Write out, word for word, every line from the first one through the line that holds "from matplotlib.lines import Line2D", and nothing else; skip the pictures.

** start **

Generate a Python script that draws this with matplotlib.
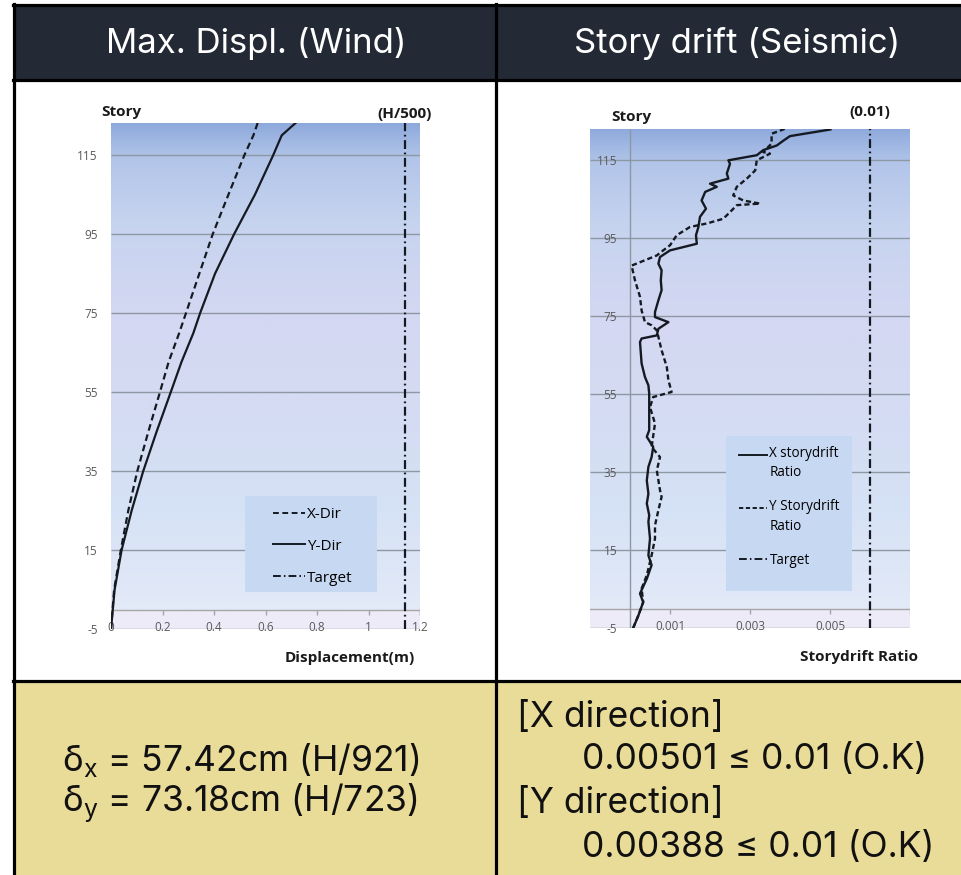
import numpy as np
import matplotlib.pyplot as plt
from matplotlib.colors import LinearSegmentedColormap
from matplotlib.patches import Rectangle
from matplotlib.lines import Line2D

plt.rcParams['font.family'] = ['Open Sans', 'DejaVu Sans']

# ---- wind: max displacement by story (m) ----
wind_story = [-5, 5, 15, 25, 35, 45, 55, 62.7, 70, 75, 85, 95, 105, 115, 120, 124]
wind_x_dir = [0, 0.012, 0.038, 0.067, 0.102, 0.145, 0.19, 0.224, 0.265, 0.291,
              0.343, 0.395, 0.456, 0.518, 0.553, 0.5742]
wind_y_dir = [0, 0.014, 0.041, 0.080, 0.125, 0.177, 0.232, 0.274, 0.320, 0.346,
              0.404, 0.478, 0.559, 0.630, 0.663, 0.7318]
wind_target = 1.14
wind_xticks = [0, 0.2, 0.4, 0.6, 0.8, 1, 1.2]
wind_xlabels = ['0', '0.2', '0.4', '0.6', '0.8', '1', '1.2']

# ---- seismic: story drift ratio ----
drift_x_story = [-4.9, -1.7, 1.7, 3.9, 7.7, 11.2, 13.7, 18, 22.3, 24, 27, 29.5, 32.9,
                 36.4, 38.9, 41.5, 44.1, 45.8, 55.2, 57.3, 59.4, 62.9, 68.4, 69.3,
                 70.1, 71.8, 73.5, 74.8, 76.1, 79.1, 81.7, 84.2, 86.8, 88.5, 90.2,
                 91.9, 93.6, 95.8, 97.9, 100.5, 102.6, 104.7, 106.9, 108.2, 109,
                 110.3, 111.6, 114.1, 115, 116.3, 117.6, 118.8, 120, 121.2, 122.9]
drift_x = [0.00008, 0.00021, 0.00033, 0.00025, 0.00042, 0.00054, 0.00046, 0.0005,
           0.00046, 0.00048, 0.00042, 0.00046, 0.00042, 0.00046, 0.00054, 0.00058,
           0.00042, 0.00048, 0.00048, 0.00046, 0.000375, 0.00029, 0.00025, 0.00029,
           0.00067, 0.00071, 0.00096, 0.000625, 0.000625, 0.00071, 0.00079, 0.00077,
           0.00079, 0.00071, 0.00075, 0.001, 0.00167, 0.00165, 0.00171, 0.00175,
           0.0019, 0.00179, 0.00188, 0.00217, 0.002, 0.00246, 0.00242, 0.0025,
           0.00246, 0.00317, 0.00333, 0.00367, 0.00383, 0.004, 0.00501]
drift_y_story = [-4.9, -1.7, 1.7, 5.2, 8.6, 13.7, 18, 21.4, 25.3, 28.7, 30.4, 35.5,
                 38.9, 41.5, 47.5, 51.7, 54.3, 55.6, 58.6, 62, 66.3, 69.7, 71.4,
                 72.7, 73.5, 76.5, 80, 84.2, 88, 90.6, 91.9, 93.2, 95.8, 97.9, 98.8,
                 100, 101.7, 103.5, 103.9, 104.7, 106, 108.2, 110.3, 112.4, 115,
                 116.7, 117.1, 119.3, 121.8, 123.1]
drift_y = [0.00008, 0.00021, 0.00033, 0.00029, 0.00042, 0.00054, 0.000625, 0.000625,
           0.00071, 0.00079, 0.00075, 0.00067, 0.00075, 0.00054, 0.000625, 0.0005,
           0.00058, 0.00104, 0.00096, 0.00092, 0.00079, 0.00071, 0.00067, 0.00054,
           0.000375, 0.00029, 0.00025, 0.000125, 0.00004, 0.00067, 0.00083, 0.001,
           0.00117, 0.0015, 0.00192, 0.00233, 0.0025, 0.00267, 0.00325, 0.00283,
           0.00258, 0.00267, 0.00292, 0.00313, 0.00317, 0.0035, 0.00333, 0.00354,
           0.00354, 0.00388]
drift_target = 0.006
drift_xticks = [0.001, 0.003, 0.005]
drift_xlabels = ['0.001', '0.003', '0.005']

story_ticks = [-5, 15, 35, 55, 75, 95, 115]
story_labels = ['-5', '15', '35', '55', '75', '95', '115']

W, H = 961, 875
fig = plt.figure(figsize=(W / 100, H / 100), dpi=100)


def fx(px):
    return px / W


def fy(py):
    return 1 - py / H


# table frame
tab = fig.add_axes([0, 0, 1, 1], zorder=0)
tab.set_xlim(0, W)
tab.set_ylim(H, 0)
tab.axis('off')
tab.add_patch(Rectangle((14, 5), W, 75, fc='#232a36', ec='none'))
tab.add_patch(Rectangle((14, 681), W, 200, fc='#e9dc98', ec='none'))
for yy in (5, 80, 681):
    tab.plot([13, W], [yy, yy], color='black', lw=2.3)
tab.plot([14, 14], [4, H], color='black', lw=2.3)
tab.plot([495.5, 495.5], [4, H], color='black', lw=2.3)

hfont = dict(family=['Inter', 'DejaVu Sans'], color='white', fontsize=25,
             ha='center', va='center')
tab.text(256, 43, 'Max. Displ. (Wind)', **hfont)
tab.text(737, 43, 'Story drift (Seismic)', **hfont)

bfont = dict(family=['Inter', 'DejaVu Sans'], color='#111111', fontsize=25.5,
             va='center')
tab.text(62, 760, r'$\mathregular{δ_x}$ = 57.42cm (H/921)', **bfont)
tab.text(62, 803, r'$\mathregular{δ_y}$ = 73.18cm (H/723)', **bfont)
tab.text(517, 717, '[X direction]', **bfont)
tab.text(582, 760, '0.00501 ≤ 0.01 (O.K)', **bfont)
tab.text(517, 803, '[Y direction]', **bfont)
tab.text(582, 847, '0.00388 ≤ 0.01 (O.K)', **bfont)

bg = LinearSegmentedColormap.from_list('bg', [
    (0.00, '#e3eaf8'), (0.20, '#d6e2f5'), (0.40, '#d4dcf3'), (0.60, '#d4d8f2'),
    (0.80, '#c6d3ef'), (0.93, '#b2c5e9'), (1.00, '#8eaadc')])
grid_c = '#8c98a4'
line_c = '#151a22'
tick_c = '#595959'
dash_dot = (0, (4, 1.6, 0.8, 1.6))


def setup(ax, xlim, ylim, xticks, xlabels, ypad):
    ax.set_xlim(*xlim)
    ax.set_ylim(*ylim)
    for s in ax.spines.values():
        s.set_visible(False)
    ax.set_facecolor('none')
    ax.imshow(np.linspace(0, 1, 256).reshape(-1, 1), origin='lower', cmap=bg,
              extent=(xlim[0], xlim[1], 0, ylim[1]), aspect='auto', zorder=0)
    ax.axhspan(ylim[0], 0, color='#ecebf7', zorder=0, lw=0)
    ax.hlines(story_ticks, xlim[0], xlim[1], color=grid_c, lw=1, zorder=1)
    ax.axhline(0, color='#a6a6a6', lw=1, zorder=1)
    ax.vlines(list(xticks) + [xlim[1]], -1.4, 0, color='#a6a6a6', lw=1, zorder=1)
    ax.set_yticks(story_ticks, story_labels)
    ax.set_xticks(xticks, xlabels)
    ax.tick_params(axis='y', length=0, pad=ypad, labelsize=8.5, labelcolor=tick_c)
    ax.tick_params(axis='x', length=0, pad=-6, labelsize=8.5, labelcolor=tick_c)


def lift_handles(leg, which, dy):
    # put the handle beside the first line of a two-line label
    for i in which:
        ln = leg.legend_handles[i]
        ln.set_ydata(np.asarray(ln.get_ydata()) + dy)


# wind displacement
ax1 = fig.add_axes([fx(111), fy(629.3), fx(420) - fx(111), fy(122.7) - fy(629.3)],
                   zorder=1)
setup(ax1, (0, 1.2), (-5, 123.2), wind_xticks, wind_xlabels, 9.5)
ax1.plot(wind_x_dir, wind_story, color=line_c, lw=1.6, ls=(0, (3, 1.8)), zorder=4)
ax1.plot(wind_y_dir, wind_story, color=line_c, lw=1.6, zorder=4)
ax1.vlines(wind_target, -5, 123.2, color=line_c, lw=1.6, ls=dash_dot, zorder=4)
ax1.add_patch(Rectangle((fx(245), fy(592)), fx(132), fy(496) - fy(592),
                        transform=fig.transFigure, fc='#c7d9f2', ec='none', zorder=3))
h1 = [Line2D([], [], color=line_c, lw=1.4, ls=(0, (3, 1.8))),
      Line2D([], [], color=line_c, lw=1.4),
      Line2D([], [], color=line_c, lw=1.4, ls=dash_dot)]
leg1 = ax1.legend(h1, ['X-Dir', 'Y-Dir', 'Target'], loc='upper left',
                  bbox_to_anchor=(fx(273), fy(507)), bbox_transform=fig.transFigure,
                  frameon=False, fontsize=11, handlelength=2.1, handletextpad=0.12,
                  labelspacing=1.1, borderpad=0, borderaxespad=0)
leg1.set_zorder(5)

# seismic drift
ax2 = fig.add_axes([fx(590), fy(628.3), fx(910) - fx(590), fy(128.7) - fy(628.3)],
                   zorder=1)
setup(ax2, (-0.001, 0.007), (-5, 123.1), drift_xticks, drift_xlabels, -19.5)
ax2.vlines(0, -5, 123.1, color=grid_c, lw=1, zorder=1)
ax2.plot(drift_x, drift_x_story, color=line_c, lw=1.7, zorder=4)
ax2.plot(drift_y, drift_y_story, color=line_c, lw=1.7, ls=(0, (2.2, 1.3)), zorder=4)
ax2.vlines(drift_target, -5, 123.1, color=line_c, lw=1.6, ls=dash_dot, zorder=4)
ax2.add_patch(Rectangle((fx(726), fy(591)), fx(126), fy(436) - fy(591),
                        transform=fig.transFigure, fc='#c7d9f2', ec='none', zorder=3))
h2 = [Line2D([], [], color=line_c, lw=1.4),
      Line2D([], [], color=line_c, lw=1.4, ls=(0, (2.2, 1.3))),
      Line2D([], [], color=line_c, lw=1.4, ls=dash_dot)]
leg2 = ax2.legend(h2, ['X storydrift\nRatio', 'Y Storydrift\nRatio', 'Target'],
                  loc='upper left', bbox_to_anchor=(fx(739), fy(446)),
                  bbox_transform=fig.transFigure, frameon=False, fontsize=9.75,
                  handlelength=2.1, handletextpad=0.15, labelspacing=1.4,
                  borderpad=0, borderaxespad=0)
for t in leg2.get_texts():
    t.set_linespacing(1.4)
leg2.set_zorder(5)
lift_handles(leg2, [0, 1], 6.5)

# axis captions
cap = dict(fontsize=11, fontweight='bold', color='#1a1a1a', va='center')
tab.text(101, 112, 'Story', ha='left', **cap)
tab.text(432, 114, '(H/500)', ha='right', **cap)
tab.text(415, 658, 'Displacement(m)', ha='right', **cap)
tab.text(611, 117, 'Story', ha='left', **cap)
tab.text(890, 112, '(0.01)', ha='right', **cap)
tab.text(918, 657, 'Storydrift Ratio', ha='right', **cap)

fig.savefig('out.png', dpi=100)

** end **

**Problem solution**
Generate a Python script that draws this with matplotlib.
import numpy as np
import matplotlib.pyplot as plt
from matplotlib.colors import LinearSegmentedColormap
from matplotlib.patches import Rectangle
from matplotlib.lines import Line2D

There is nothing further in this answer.